Sunday, September 18, 2016

Trout Tails - September 18, 2016

Sometimes you are forced to call an audible.  With all that was going on in and around Yellowstone this year, we decided to head west to Missoula instead of our annual park trip.  Exploring new water is always fun, and really, it was about time that we did this.  Don't get me wrong, I love the park, but it is nice to change it up every once and a while. 

We spent the week exploring small streams in the Bitterroot and Lolo National Forests, as well as fishing the Blackfoot.  While we didn't catch any monsters, we did catch quite a few nice fish.  Being from PA, it took a while to get used to fishing tricos at 2 in the afternoon, but we had 2 days in particular where there was pretty steady trico action from about 10-2pm.  Watching size 8 October Caddis (read pterodactyls) flutter around clumsily was pretty wild as well.  Probably could have done without the moose encounter 50 feet from the car at the end of one day, but after a couple detours, we were able to get to the car and snap a few photos.  Hope you enjoy!  Can't wait for next year!
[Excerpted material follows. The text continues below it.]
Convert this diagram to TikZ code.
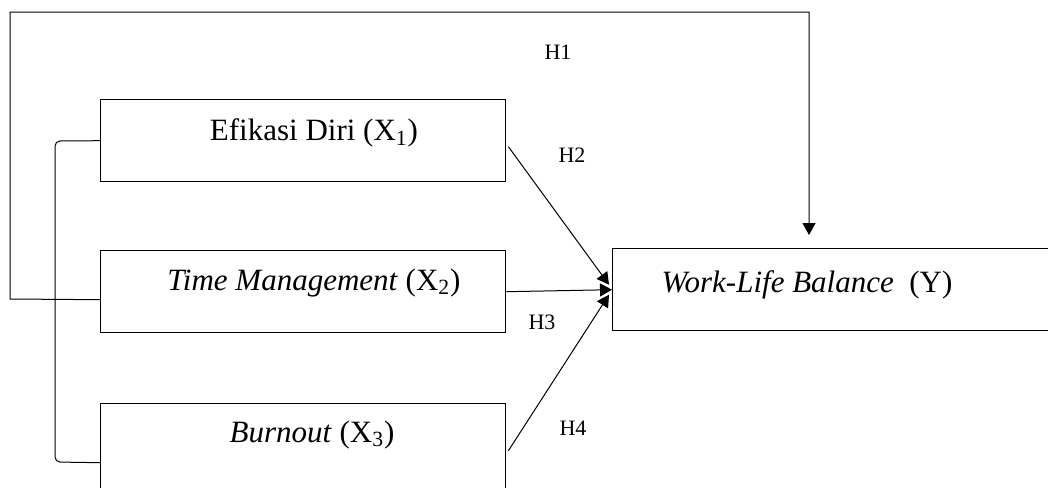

Bull Trout Spawning, had to skip a good bit of water so we didn't disturb them, but pretty cool to see.  



October Caddis
Crawling in and out of this canyon was interesting, but absolutely beautiful!








Largest crayfish I've ever seen.  Around 8 inches....guess I know what I'll be tying for next year.

Another canyon excursion



The reward for the climb




We weren't the only ones fishing
 
Until next year


Sunday, June 5, 2016

Trout Tails - June 5, 2016

It has been a busy two months.  Water levels have been lower than normal, but the hatches have been incredible.  Spent a few days on the Elk in West Virginia, but ended up being about a week too early for the sulphurs there, and hit an odd weather pattern for May (rain, snow, and sleet) at the end of the trip.  Still managed some good fishing though.

The last couple weeks have been spent chasing wild fish in the mountains of Northcentral PA.  Green drakes on a 0 and 3 weight are a lot of fun!  There is still a lot of hatches to chase and fish to be had, so get out there! 











Tuesday, April 26, 2016

Trout Tails - April 26, 2016

Just a few shots from last night's Wine, Women, and Waders put on by PA Council of TU at Pier 87 on the Loyalsock.  Thanks to Kandy for organizing it and all the volunteers and women that attended, it was a blast!